Abracadaver, the seventh Esther Diamond novel is out (as of Tuesday, 25)!
As readers may remember, at the end of Esther Diamond #6, The Misfortune Cookie, Esther and her friend Alberto “Lucky Bastard” Battistuzzi suddenly suspect something is mystically suspicious about Quinn, the new police partner of Esther’s on-again-off-again boyfriend, Detective Lopez. They’re alerted to this by the peculiar reaction that contact with Quinn sets off in Dr. Maximillian Zadok’s trusty familiar, Nelli (a dog who is the size of a small moving van).
Confession: When I wrote that scene, I had no idea what was strange about Quinn or what Nelli had sensed. I delivered The Misfortune Cookie to Betsy Wollheim at DAW Books and started pitching titles for the next book, still not knowing what was “wrong” about Quinn.
In writing him as a minor character in The Misfortune Cookie, Quinn had come across to me as a quintessentially regular, ordinary, standard-issue guy. So I wound up feeling his very ordinariness meant he must be really out of the ordinary in some way. Nelli can sense what the rest of the characters can’t, so she would be the obvious candidate to notice something “off” in a seemingly ordinary guy about whom Esther has no suspicions whatsoever. And since Nelli can’t talk, Max, Esther, and Lucky can’t simply ask Nelli what’s worrying her about this person. So they’ve got to determine how to find out on their own—and to do so without arousing Quinn’s (or Lopez’s) suspicion, since it’s possible that whatever Nelli has sensed about him makes him very dangerous.

Betsy Wollheim of DAW Books accepting the 2012 Hugo Award for Best Editor.
So that was as much as I knew about Esther Diamond #7 (ED7) when I started pitching titles to La Wollheim.
Although the way I usually write most books (and short stories) is to start working on a story and wait for the title to emerge from that process, the ED titles are all paranormal puns, and these are such a bitch to think up (made all the harder by a monstrously cruel demonic demanding editor who keeps turning down proposed ED titles until we come up with one that’s good enough), I usually start an Esther Diamond novel by trying to find the title first, then I plot the book.
Before I have a title, I already know certain things about the next book, such as the main events that will occur in Esther’s personal and professional life, probably which of the series’ regular or semi-regular characters will be in it, and probably what sort of setting the book will have (ex. Chinatown, or an Off-Broadway theatre in the Village, or Harlem, etc.). But I usually figure out the story’s specific supernatural menace and the storyline based on the title that’s finally approved.

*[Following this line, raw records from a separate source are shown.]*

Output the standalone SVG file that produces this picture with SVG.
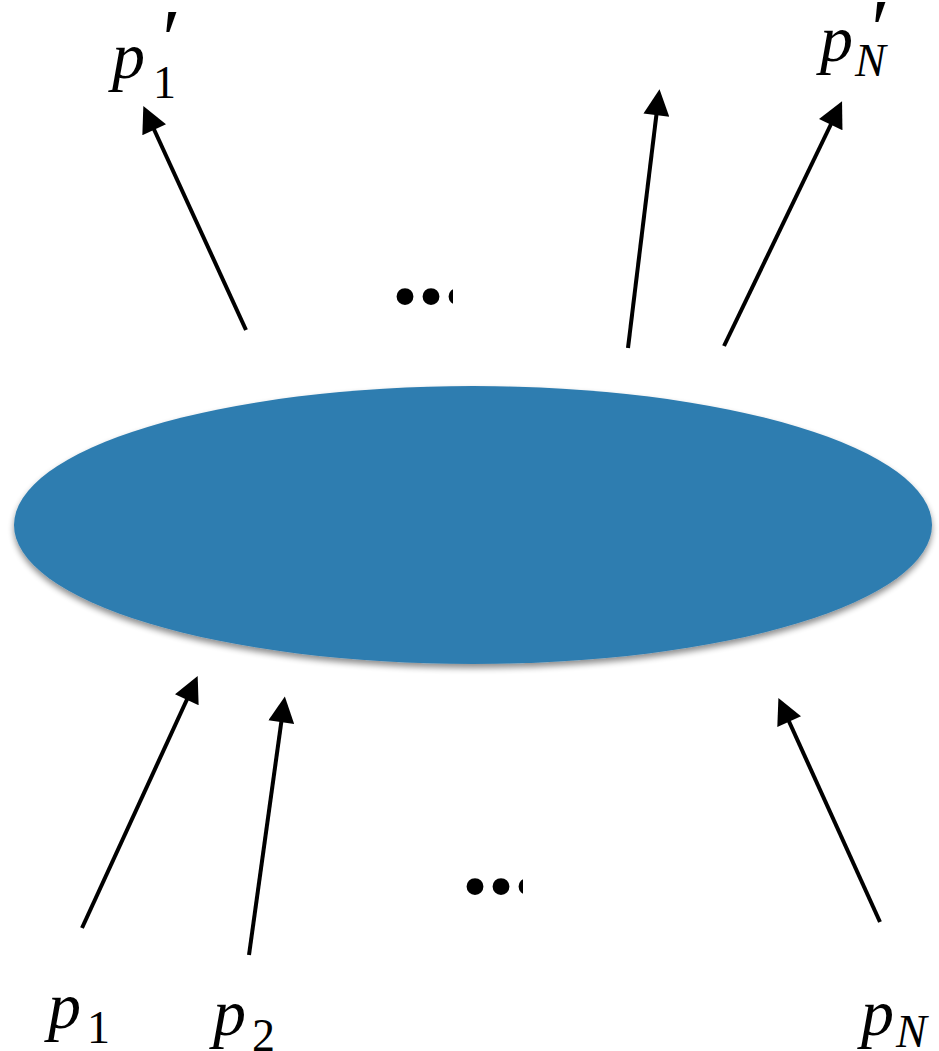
<svg xmlns="http://www.w3.org/2000/svg" width="939" height="1051" viewBox="0 0 939 1051">
<style>
text{font-family:'Liberation Serif','Times New Roman',Times,serif}
.lbl{fill:#000}
.it{font-style:italic}
.dots{font-weight:bold;font-size:104px;fill:#000}
.arr{stroke:#000;stroke-width:4;fill:none;marker-end:url(#ah)}
</style>
<defs>
<marker id="ah" viewBox="0 0 10 10" refX="2" refY="5" markerWidth="7" markerHeight="6.5" orient="auto" markerUnits="strokeWidth">
<path d="M0,0 L10,5 L0,10 Z" fill="#000"/>
</marker>
<filter id="sh" x="-5%" y="-10%" width="110%" height="125%">
<feGaussianBlur in="SourceAlpha" stdDeviation="3"/>
<feOffset dx="0" dy="4"/>
<feComponentTransfer><feFuncA type="linear" slope="0.45"/></feComponentTransfer>
<feMerge><feMergeNode/><feMergeNode in="SourceGraphic"/></feMerge>
</filter>
<clipPath id="c1"><rect x="380" y="260" width="73" height="60"/></clipPath>
<clipPath id="c2"><rect x="450" y="850" width="73" height="60"/></clipPath>
</defs>
<rect width="939" height="1051" fill="#fff"/>
<g id="blob">
<ellipse cx="473" cy="525" rx="459" ry="139" fill="#2f7db0" filter="url(#sh)"/>
</g>
<g id="connectors">
<line class="arr" x1="246" y1="330" x2="152" y2="125"/>
<line class="arr" x1="628" y1="348" x2="657" y2="110"/>
<line class="arr" x1="724" y1="346" x2="833" y2="120"/>
<line class="arr" x1="82" y1="928" x2="189" y2="695"/>
<line class="arr" x1="249" y1="955" x2="282" y2="717"/>
<line class="arr" x1="880" y1="922" x2="787" y2="717"/>
</g>
<g id="dots-top"><text class="dots" x="392" y="304" clip-path="url(#c1)">...</text></g>
<g id="dots-bottom"><text class="dots" x="462" y="894" clip-path="url(#c2)">...</text></g>
<g id="label-p1prime">
<text class="lbl" x="112" y="78" font-size="66"><tspan class="it">p</tspan><tspan font-size="46" dx="8" dy="20">1</tspan></text>
<text class="lbl it" x="157" y="68" font-size="84">′</text>
</g>
<g id="label-pNprime">
<text class="lbl" x="820" y="61" font-size="66"><tspan class="it">p</tspan><tspan class="it" font-size="46" dx="2" dy="15">N</tspan></text>
<text class="lbl it" x="866" y="58" font-size="84">′</text>
</g>
<g id="label-p1">
<text class="lbl" x="48" y="1028" font-size="66"><tspan class="it">p</tspan><tspan font-size="46" dx="6" dy="15">1</tspan></text>
</g>
<g id="label-p2">
<text class="lbl" x="213" y="1035" font-size="66"><tspan class="it">p</tspan><tspan font-size="46" dx="6" dy="16">2</tspan></text>
</g>
<g id="label-pN">
<text class="lbl" x="861" y="1035" font-size="66"><tspan class="it">p</tspan><tspan class="it" font-size="46" dx="2" dy="12">N</tspan></text>
</g>
</svg>
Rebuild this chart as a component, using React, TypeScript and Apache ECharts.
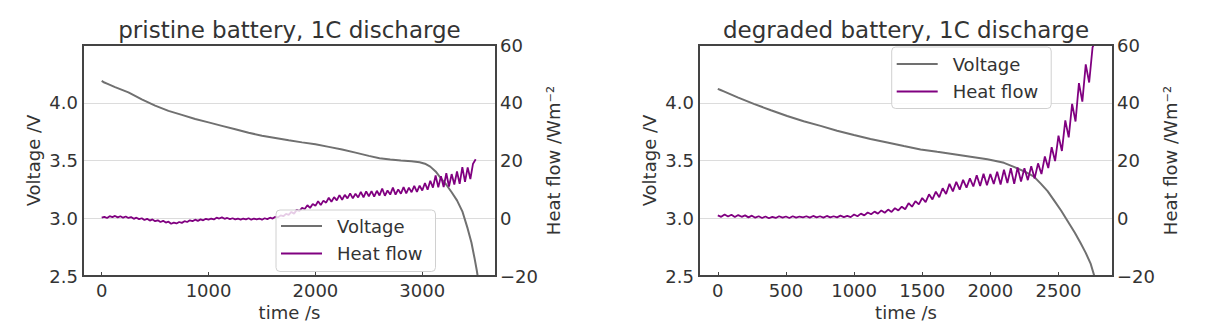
import React, { useEffect, useRef } from "react";
import * as echarts from "echarts";

// ---------- data ----------
const FONT = "'DejaVu Sans', sans-serif";

const pristineTitle = "pristine battery, 1C discharge";
const degradedTitle = "degraded battery, 1C discharge";

const pristineXTicks = [0, 1000, 2000, 3000];
const degradedXTicks = [0, 500, 1000, 1500, 2000, 2500];

// voltage curves (time s, voltage V)
const pristineVoltTime = [0, 25, 50, 125, 250, 375, 500, 625, 750, 875, 1000, 1125, 1250, 1375, 1500, 1625, 1750, 1875, 2000, 2125, 2250, 2375, 2500, 2600, 2700, 2800, 2900, 2975, 3025, 3075, 3125, 3175, 3225, 3275, 3325, 3375, 3425, 3460, 3490, 3510, 3525];
const pristineVolt = [4.19, 4.175, 4.165, 4.135, 4.09, 4.03, 3.975, 3.93, 3.895, 3.86, 3.83, 3.8, 3.77, 3.74, 3.715, 3.695, 3.675, 3.657, 3.64, 3.618, 3.595, 3.568, 3.54, 3.52, 3.508, 3.5, 3.493, 3.485, 3.472, 3.447, 3.405, 3.345, 3.29, 3.225, 3.155, 3.06, 2.91, 2.79, 2.65, 2.55, 2.46];

const degradedVoltTime = [0, 20, 40, 150, 264, 390, 509, 630, 754, 875, 999, 1120, 1244, 1365, 1488, 1610, 1733, 1855, 1978, 2040, 2100, 2173, 2250, 2320, 2370, 2420, 2470, 2520, 2570, 2620, 2660, 2700, 2735, 2768];
const degradedVolt = [4.12, 4.11, 4.1, 4.045, 3.99, 3.935, 3.885, 3.84, 3.8, 3.758, 3.72, 3.686, 3.656, 3.625, 3.596, 3.575, 3.555, 3.533, 3.51, 3.496, 3.48, 3.445, 3.405, 3.36, 3.3, 3.235, 3.15, 3.065, 2.97, 2.875, 2.79, 2.7, 2.61, 2.48];

// heat flow, sampled every HEAT_STEP seconds (W m^-2)
const HEAT_STEP = 25;
const pristineHeat = [
  0.2, 0.5, 0.1, 0.7, 0.4, 0.8, 0.3, 0.7, 0.2, 0.6,
  0.1, 0.4, -0.2, 0.2, -0.3, 0.0, -0.6, -0.2, -0.8, -0.4,
  -1.0, -0.7, -1.3, -0.9, -1.5, -1.2, -1.9, -1.5, -1.8, -1.3,
  -1.6, -1.0, -1.3, -0.7, -1.0, -0.5, -0.9, -0.4, -0.7, -0.2,
  -0.5, -0.1, -0.4, 0.2, -0.1, 0.3, -0.2, 0.1, -0.3, 0.0,
  -0.4, -0.1, -0.5, -0.1, -0.4, 0.0, -0.5, -0.1, -0.4, -0.1,
  -0.5, 0.0, -0.3, 0.2, -0.1, 0.5, 0.3, 1.0, 0.7, 1.5,
  1.2, 2.2, 1.6, 2.9, 2.5, 3.6, 3.2, 4.5, 3.6, 4.9,
  4.3, 5.9, 4.6, 6.1, 5.4, 7.1, 5.7, 7.3, 6.2, 8.0,
  6.4, 8.1, 6.9, 8.6, 6.9, 8.5, 7.2, 9.1, 7.2, 9.3,
  7.6, 9.4, 7.5, 9.5, 7.9, 10.3, 7.8, 9.6, 8.2, 10.6,
  8.2, 10.0, 8.5, 10.8, 8.6, 10.6, 9.0, 11.2, 9.1, 11.3,
  9.6, 12.2, 9.9, 13.0, 10.6, 14.8, 10.7, 14.6, 10.8, 15.6,
  11.0, 15.3, 11.7, 16.2, 11.9, 17.7, 12.6, 17.6, 13.6, 18.9,
  20.4,
];
const degradedHeat = [
  1.0, 0.5, 1.3, 0.6, 1.2, 0.4, 1.1, 0.5, 1.0, 0.3,
  0.9, 0.2, 0.7, 0.1, 0.6, 0.0, 0.5, 0.1, 0.7, 0.2,
  0.6, 0.1, 0.7, 0.2, 0.6, 0.3, 0.7, 0.2, 0.8, 0.3,
  0.7, 0.2, 0.8, 0.3, 0.7, 0.3, 0.9, 0.4, 0.8, 0.4,
  1.3, 0.7, 1.6, 1.0, 2.0, 1.4, 2.3, 1.6, 2.7, 1.9,
  3.0, 2.2, 3.5, 2.7, 4.0, 3.1, 5.2, 4.0, 5.9, 4.8,
  7.0, 5.6, 8.3, 6.5, 9.2, 7.3, 10.4, 8.4, 11.9, 9.3,
  12.6, 9.9, 13.3, 10.6, 13.8, 11.0, 14.9, 11.2, 15.4, 11.4,
  15.3, 11.9, 16.1, 11.7, 16.8, 12.2, 17.3, 11.9, 17.6, 12.7,
  17.3, 13.2, 18.0, 13.8, 19.0, 15.3, 21.4, 17.4, 24.6, 19.8,
  28.6, 23.3, 33.9, 28.0, 39.6, 33.5, 46.8, 40.4, 53.3, 47.0,
  59.2, 62.0,
];

const legendNames = ["Voltage", "Heat flow"];
const voltageColor = "#707070";
const heatColor = "#800080";

// ---------- helpers ----------
const pairs = (xs: number[], ys: number[]) => xs.map((x, i) => [x, ys[i]]);
const stepped = (ys: number[]) => ys.map((y, i) => [i * HEAT_STEP, y]);
const minusFmt = (v: number) => (v < 0 ? "\u2212" + Math.abs(v) : String(v));

const textBase = { color: "#333", fontFamily: FONT, fontSize: 18 };
const FRAME_COLOR = "#444444";

function xAxisFor(gridIndex: number, min: number, max: number, ticks: number[]) {
  return {
    type: "value",
    gridIndex,
    min,
    max,
    axisLine: { show: true, onZero: false, lineStyle: { color: FRAME_COLOR, width: 2 } },
    axisTick: { show: true, inside: true, length: 4, customValues: ticks, lineStyle: { color: FRAME_COLOR } },
    axisLabel: { customValues: ticks, margin: 5, ...textBase, formatter: (v: number) => String(v) },
    splitLine: { show: false },
    name: "time /s",
    nameLocation: "middle",
    nameGap: 27,
    nameTextStyle: { ...textBase },
  };
}

function voltAxis(gridIndex: number) {
  return {
    type: "value",
    gridIndex,
    position: "left",
    min: 2.5,
    max: 4.5,
    interval: 0.5,
    axisLine: { show: true, onZero: false, lineStyle: { color: FRAME_COLOR, width: 2 } },
    axisTick: { show: false },
    axisLabel: {
      margin: 5,
      ...textBase,
      formatter: (v: number) => (v > 4.4 ? "" : v.toFixed(1)),
    },
    splitLine: { show: true, lineStyle: { color: "#dcdcdc", width: 1 } },
    name: "Voltage /V",
    nameLocation: "middle",
    nameRotate: 90,
    nameGap: 41,
    nameTextStyle: { ...textBase },
  };
}

function heatAxis(gridIndex: number) {
  return {
    type: "value",
    gridIndex,
    position: "right",
    min: -20,
    max: 60,
    interval: 20,
    axisLine: { show: true, onZero: false, lineStyle: { color: FRAME_COLOR, width: 2 } },
    axisTick: { show: false },
    axisLabel: { margin: 4, ...textBase, formatter: minusFmt },
    splitLine: { show: false },
    name: "Heat flow /Wm\u207B\u00B2",
    nameLocation: "middle",
    nameRotate: 90,
    nameGap: 48,
    nameTextStyle: { ...textBase },
  };
}

function legendAt(left: number, top: number, pad: number[]) {
  return {
    orient: "vertical",
    left,
    top,
    data: legendNames,
    padding: pad,
    icon: "rect",
    itemWidth: 41,
    itemHeight: 2,
    itemGap: 9.5,
    backgroundColor: "rgba(255,255,255,0.8)",
    borderColor: "#d0d0d0",
    borderWidth: 1,
    borderRadius: 4,
    textStyle: { ...textBase, lineHeight: 18, padding: [0, 0, 0, 10] },
    selectedMode: false,
  };
}

export default function App() {
  const ref = useRef<HTMLDivElement>(null);

  useEffect(() => {
    document.body.style.margin = "0";
    if (!ref.current) return;
    const chart = echarts.init(ref.current, undefined, { renderer: "svg" });

    const gridTop = 45;
    const gridH = 231;
    const g0 = { left: 83, width: 413 };
    const g1 = { left: 699, width: 414 };

    // plot frames drawn as four separate edges
    const frameEdges = (g: { left: number; width: number }) => {
      const l = g.left, r = g.left + g.width, t = gridTop, b = gridTop + gridH;
      const edge = (x1: number, y1: number, x2: number, y2: number) => ({
        type: "line",
        z: 60,
        shape: { x1, y1, x2, y2 },
        style: { stroke: FRAME_COLOR, lineWidth: 2 },
      });
      return [edge(l, t, r, t), edge(r, t, r, b), edge(l, b, r, b), edge(l, t, l, b)];
    };

    chart.setOption({
      animation: false,
      grid: [
        { left: g0.left, top: gridTop, width: g0.width, height: gridH, show: true, borderColor: FRAME_COLOR, borderWidth: 2 },
        { left: g1.left, top: gridTop, width: g1.width, height: gridH, show: true, borderColor: FRAME_COLOR, borderWidth: 2 },
      ],
      xAxis: [
        xAxisFor(0, -175, 3690, pristineXTicks),
        xAxisFor(1, -138, 2900, degradedXTicks),
      ],
      yAxis: [voltAxis(0), heatAxis(0), voltAxis(1), heatAxis(1)],
      legend: [
        legendAt(276, 210, [7, 13, 9, 5]),
        legendAt(891.7, 47, [8, 13, 8, 5]),
      ],
      graphic: [
        ...frameEdges(g0),
        ...frameEdges(g1),
        {
          type: "text",
          x: g0.left + g0.width / 2,
          y: 30,
          style: { text: pristineTitle, fontSize: 23, fontFamily: FONT, fill: "#333", align: "center", verticalAlign: "middle" },
        },
        {
          type: "text",
          x: g1.left + g1.width / 2,
          y: 30,
          style: { text: degradedTitle, fontSize: 23, fontFamily: FONT, fill: "#333", align: "center", verticalAlign: "middle" },
        },
      ],
      series: [
        {
          name: "Voltage", type: "line", xAxisIndex: 0, yAxisIndex: 0, data: pairs(pristineVoltTime, pristineVolt),
          showSymbol: false, symbol: "none",
          lineStyle: { color: voltageColor, width: 2 }, itemStyle: { color: voltageColor },
        },
        {
          name: "Heat flow", type: "line", xAxisIndex: 0, yAxisIndex: 1, data: stepped(pristineHeat),
          showSymbol: false, symbol: "none", lineStyle: { color: heatColor, width: 1.8 }, itemStyle: { color: heatColor },
        },
        {
          name: "Voltage", type: "line", xAxisIndex: 1, yAxisIndex: 2, data: pairs(degradedVoltTime, degradedVolt),
          showSymbol: false, symbol: "none",
          lineStyle: { color: voltageColor, width: 2 }, itemStyle: { color: voltageColor },
        },
        {
          name: "Heat flow", type: "line", xAxisIndex: 1, yAxisIndex: 3, data: stepped(degradedHeat),
          showSymbol: false, symbol: "none", lineStyle: { color: heatColor, width: 1.8 }, itemStyle: { color: heatColor },
        },
      ],
    });

    return () => chart.dispose();
  }, []);

  return <div ref={ref} style={{ width: 1228, height: 331 }} />;
}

However, since it can take weeks to come up with a title that She Who Must Be Obeyed approves, I often start thinking about a plotline before I have a final title. And this usually goes badly. I had to throw out my plot ideas for both Polterheist and The Misfortune Cookie after I finally got title approval—because those titles had absolutely nothing to do with the ideas I was working on. (This was meant to be, obviously; the final stories I came up with are better than what I was working on, which stuff I barely even remember now. And this is an example of why, even when I want to drum my heels, I let Betsy have the last word on my Esther Diamond titles.)
Well, we went so long without a workable title for ED7 that, behind the scenes, the book was becoming known as Erectile Dysfunction #7. And then after a while, this word—abracadaver—kept popping into my head. It had nothing to do with the story idea I was working on for Erec… Esther Diamond #7, and I had no idea why it kept coming to me. But since it did, and since I was getting desperate, I emailed it to Betsy one night around 2AM—and got an immediate reply indicating THAT’S IT! THAT’S YOUR TITLE!
Cool! So now I had a title! At long last!…
And absolutely no freakin’ idea how the hell I was going to get a story out of the word “abracadaver” that would explain why Nelli thought something was alarming about Quinn.
I finally figured it out about two weeks later. And when I did, it was one of those forehead-slapping moments. It seemed so obvious to me, I couldn’t understand how I hadn’t seen it instantly.
But as my friend Mary Jo Putney often reminds me, if this job were easy, everyone would do it.
Anyhow, I hope you enjoy Abracadaver!